PEQUENOS EQUÍVOCOS SEM IMPORTÂNCIA
Há artistas cuja obra vive num limbo muito estreito entre a sua vida pessoal, as suas pequenas (ou grandes) obsessões, a ironia sobre esta condição radicalmente intransmissível do trabalho artístico e o carácter sinuoso do percurso que vão desenvolvendo.
Ana Jotta é exactamente um destes artistas.
Ao longo dos anos, a diversidade do seu trabalho tem percorrido as memórias da arte moderna e contemporânea, tentando encontrar, paradoxalmente, nas veredas muito estreitas do seu gosto pessoal, das suas idiossincrasias e da sua cortante ironia, uma poética do erro, da falha, da preguiça, a possível magia do gesto artístico.
Numa entrevista do final da sua vida, Marcel Duchamp dizia que “Há três tipos de gosto: o bom gosto, o mau gosto e o gosto indiferente. Eu sou pelo gosto indiferente.” O percurso de Ana Jotta parece, por vezes, uma ironia sobre esta teoria (em si mesma irónica) do “gosto indiferente”.
A obra Jotas é exemplar da fissura sobre a qual assenta o mecanismo de sentido que Jotta define, muito próximo de um dos seus artistas de eleição, Marcel Broodthaers. A escultura (ou conjunto de esculturas, ou de desenhos tridimensionais) é um grupo heteróclito de formas muito próximas da letra “J”. A presença no espaço de cada um desses elementos é muito diversa: uns são grandes, outros pequenos, uns são claramente artesanais, outros são objectos encontrados que só a procura da similitude os pode ter feito desencantar num qualquer lugar.

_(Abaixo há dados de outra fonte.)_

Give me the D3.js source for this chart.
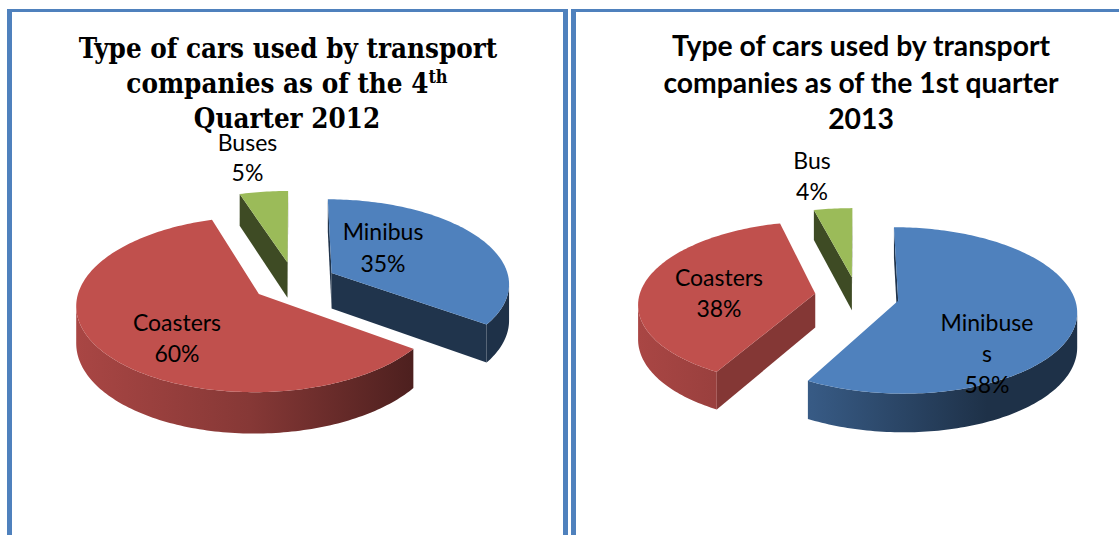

Em todos se multiplica a assinatura, mas uma assinatura sem estilo, ou infantilmente de quem o procura na tentativa identitária mais simples. O estilo sempre foi um dos campos mais férteis para o exercício da recusa de Ana Jotta. Diga-se: o estilo como marca procurada, onde se antevê um aceso trabalho de buril e cinzel. Não quer dizer que não exista, na repetição de jotas de Jotta um enorme sopro egótico que vem a surgir no seu percurso desde que adoptou, nos anos oitenta, um sinal gráfico que, como uma marca, suportava numa mesma complexa identidade todas as variações dos procedimentos que mobilizava como arte.
Assim, a obra de Ana Jotta é um périplo pelas inúmeras possibilidades das suas andanças e afinidades electivas, numa galeria onde pontificam Duchamp e Beckett, Broodthaers e Georges Perec, Joseph Cornell e Leporello, o criado de Don Giovanni que inventaria os amores do amo.
Jotta, no entanto, é mais próxima de Casanova, porque é ela mesma que cria as inventariações dos seus amores, dos cruzamentos que leva a cabo a partir das apropriações que realiza: de obras de arte, de objectos, de imagens, de textos, de conceitos, de preceitos e de afectos.
Portanto, este auto-retrato em jotas é só um aparente auto-retrato, na medida em que não aspira a sê-lo mais do que qualquer outra obra que Ana Jotta tenha apresentado desde o início do seu percurso, em 1986.